Ottawa's guitar repair shop



Neck resets

A neck reset is a term that you often hear when you’re an acoustic guitar enthusiast, but what is actually involved in one, and why are they needed? Here, I wil discuss neck resets, the why and how they’re done. Of course, this is a very complex subject, and a book could be written on it, so I will only be skimming the surface in this article.

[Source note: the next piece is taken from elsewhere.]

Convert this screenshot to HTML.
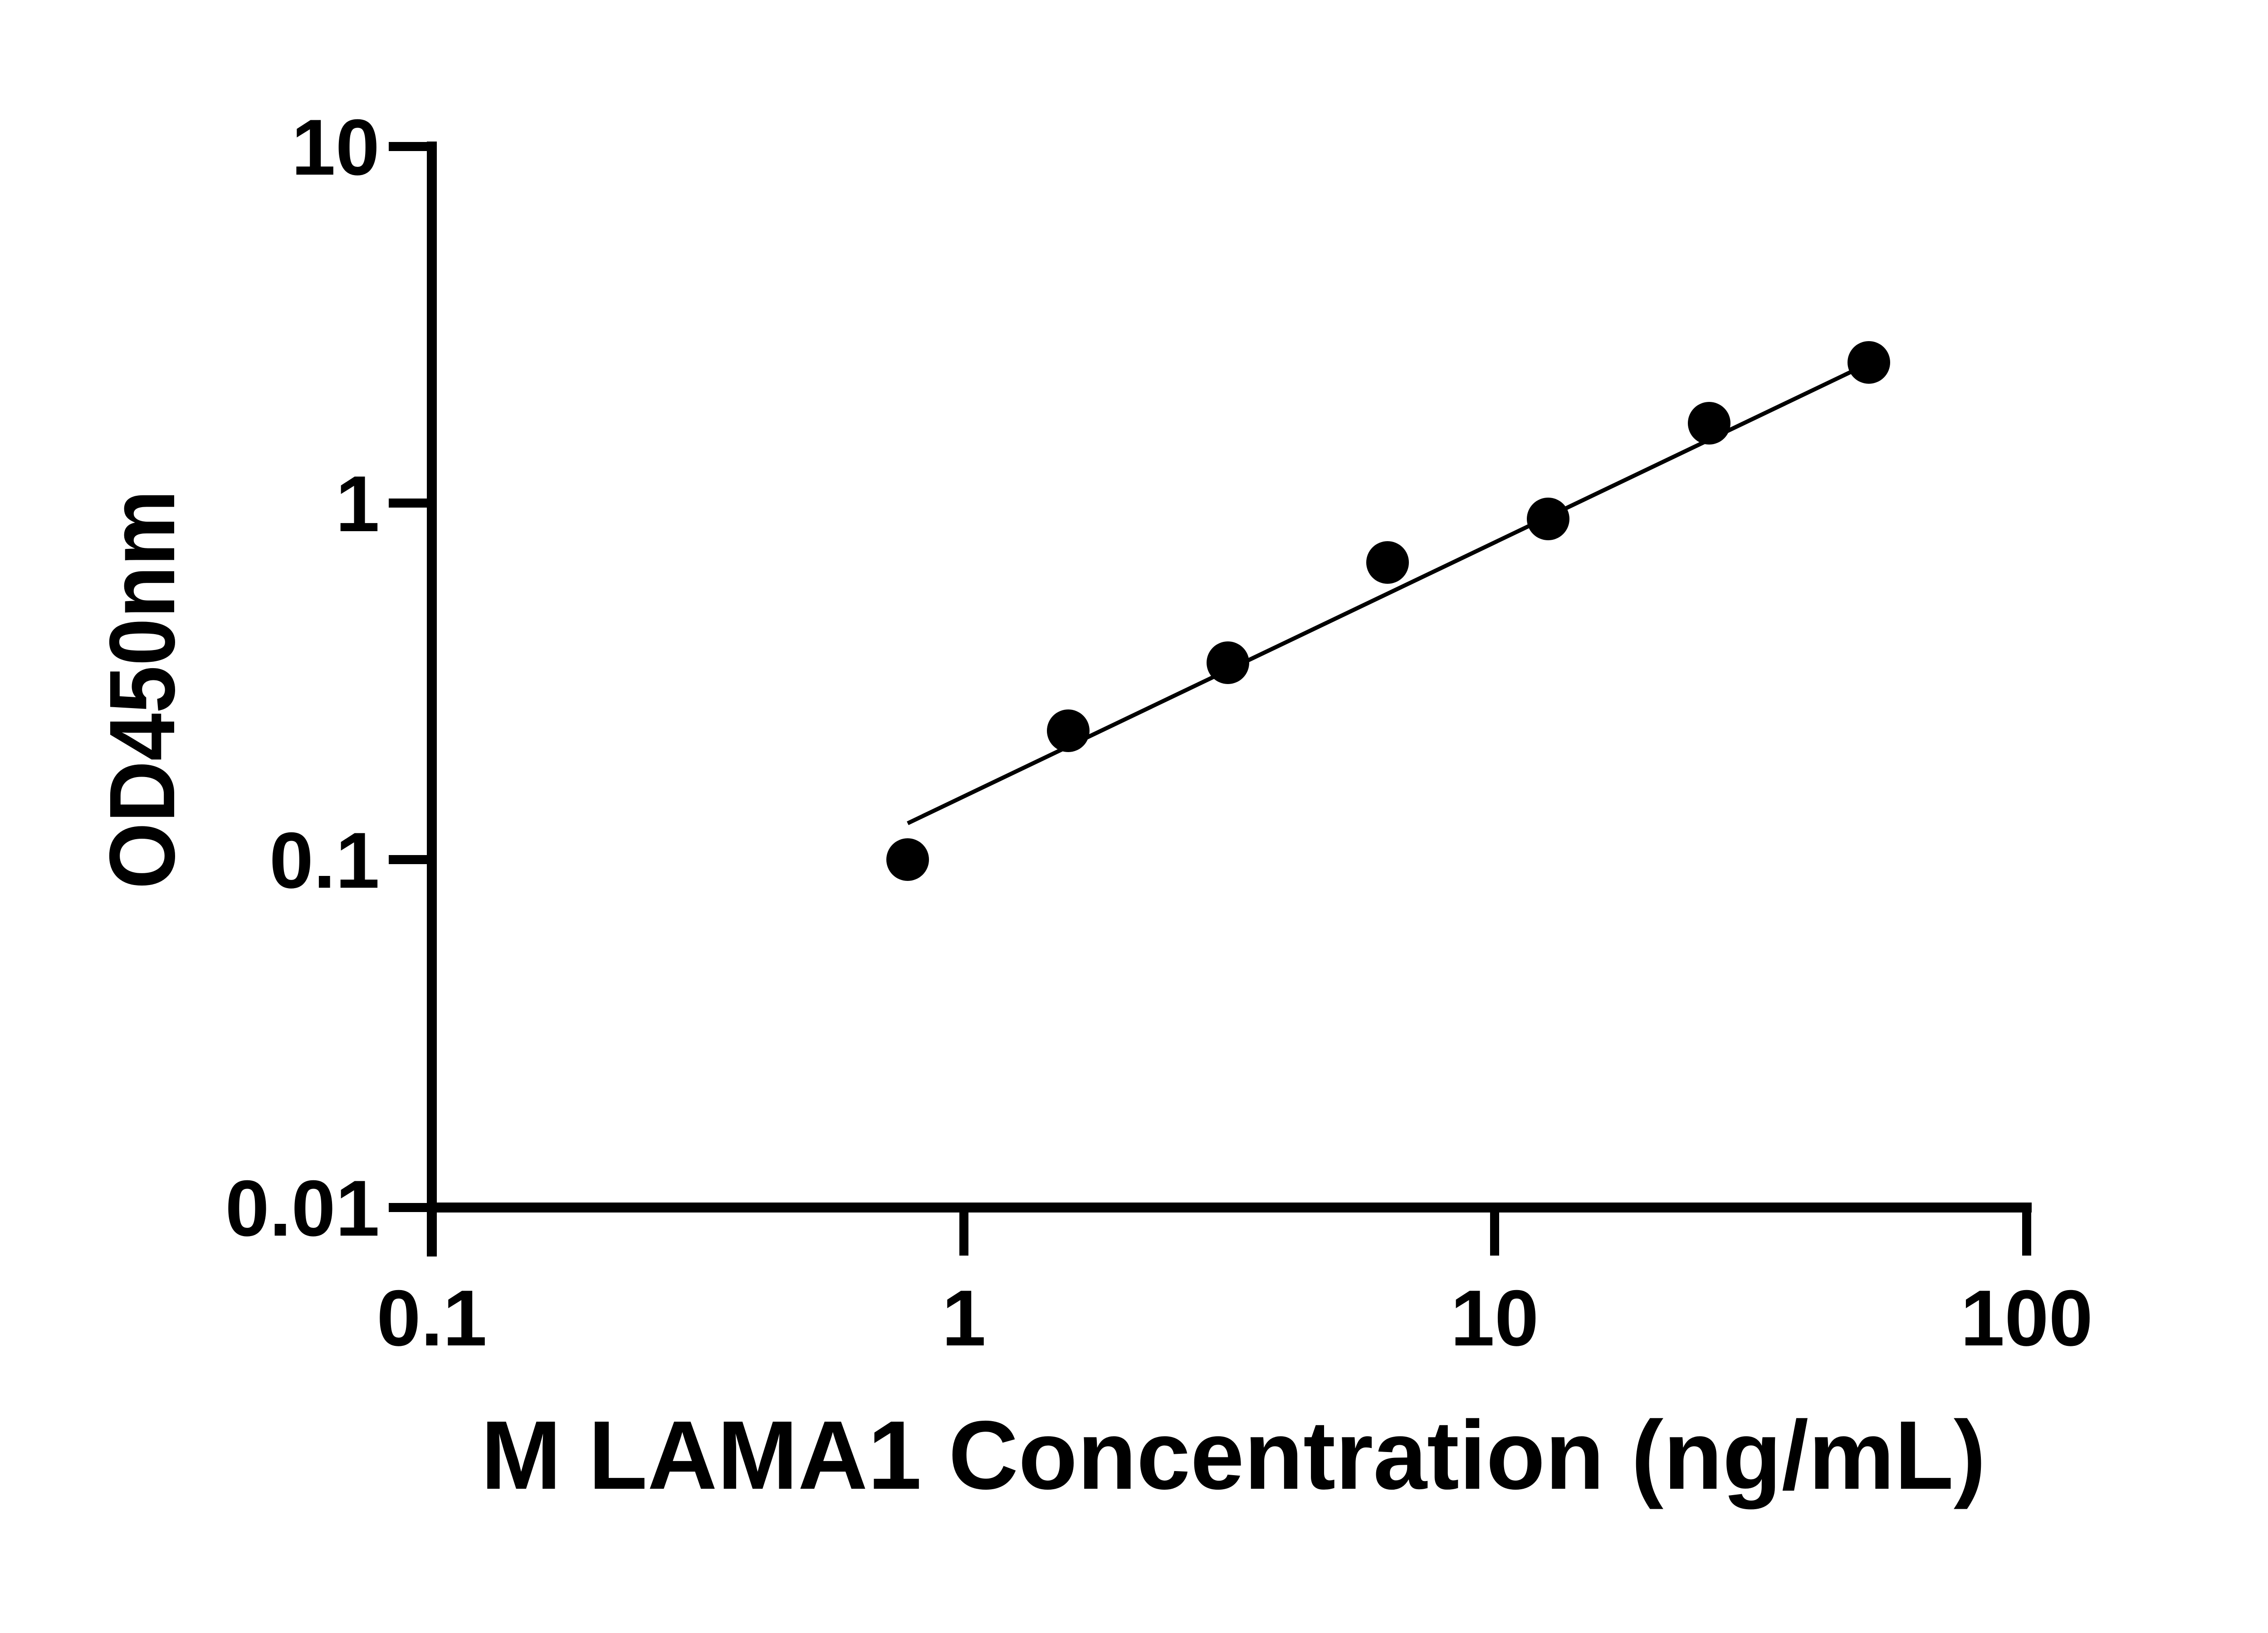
<!DOCTYPE html>
<html><head><meta charset="utf-8"><style>html,body{margin:0;padding:0;background:#fff}svg{display:block}</style></head>
<body>
<svg width="5130" height="3600" viewBox="0 0 5130 3600" xmlns="http://www.w3.org/2000/svg">
<g stroke="#000" fill="none">
<line x1="952" y1="312" x2="952" y2="2770" stroke-width="22"/>
<line x1="941" y1="2662" x2="4479" y2="2662" stroke-width="22"/>
<g stroke-width="20">
<line x1="857" y1="323" x2="952" y2="323"/>
<line x1="857" y1="1109" x2="952" y2="1109"/>
<line x1="857" y1="1895" x2="952" y2="1895"/>
<line x1="857" y1="2662" x2="952" y2="2662"/>
<line x1="2125" y1="2662" x2="2125" y2="2768"/>
<line x1="3295" y1="2662" x2="3295" y2="2768"/>
<line x1="4468" y1="2662" x2="4468" y2="2768"/>
</g>
<line x1="2001" y1="1815" x2="4120" y2="801" stroke-width="9"/>
</g>
<g fill="#000">
<circle cx="2001" cy="1895" r="47"/>
<circle cx="2355" cy="1611" r="47"/>
<circle cx="2707" cy="1461" r="47"/>
<circle cx="3059" cy="1240" r="47"/>
<circle cx="3413" cy="1144" r="47"/>
<circle cx="3768" cy="933" r="47"/>
<circle cx="4120" cy="799" r="47"/>
</g>
<g font-family="Liberation Sans, sans-serif" font-weight="bold" fill="#000" font-size="175">
<text x="837" y="385" text-anchor="end">10</text>
<text x="837" y="1171" text-anchor="end">1</text>
<text x="837" y="1957" text-anchor="end">0.1</text>
<text x="837" y="2724" text-anchor="end">0.01</text>
<text x="952" y="2966" text-anchor="middle">0.1</text>
<text x="2125" y="2966" text-anchor="middle">1</text>
<text x="3295" y="2966" text-anchor="middle">10</text>
<text x="4468" y="2966" text-anchor="middle">100</text>
<text x="1060" y="3282" font-size="215" textLength="3318" lengthAdjust="spacingAndGlyphs">M LAMA1 Concentration (ng/mL)</text>
<text transform="translate(384,1960) rotate(-90)" font-size="205" textLength="880" lengthAdjust="spacingAndGlyphs">OD450nm</text>
</g>
</svg>
</body></html>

Why does a neck need resetting?:

Over the years, any steel stringed acoustic guitar’s neck pitch will tilt forward, causing the action to rise gradually over the years. You can notice this by comparing a new acoustic guitar on a store shelf to an older model. The new guitar will have a tall saddle protruding from the bridge, while the older guitar will have a noticeably lower saddle. In some cases, you can even notice that the bridge of the older guitar is thinner than that of the new one. This was done in a repair shop, where the bridge was sanded down in order to get the action to playable level.

Read more: Neck resets

Testimonials

Just a few testimonials I have collected from some of my customers. I will add to the list in time, but it's a start:

This is my second testimonial to Mr. Weston.  Unbelievably fortunate to know Ian.  He has repeatedly helped me out of technical jams with efficiency and aplomb.  I had been having intonation issues with a Manzer multineck due to the instrument settling in.  There's a lot of tension going on on a fifty stringed instrument and Linda was out of town for an extended period of time.  I went in to Ian's shop for ideas to amplify the instrument and as I was relating to him the instruments development and some of the issues Linda was going to address, he said he could take care of the intonation at the nut in short order.  I gave the go and in ten minutes I was out of there.  Excellent work.  Consistently.  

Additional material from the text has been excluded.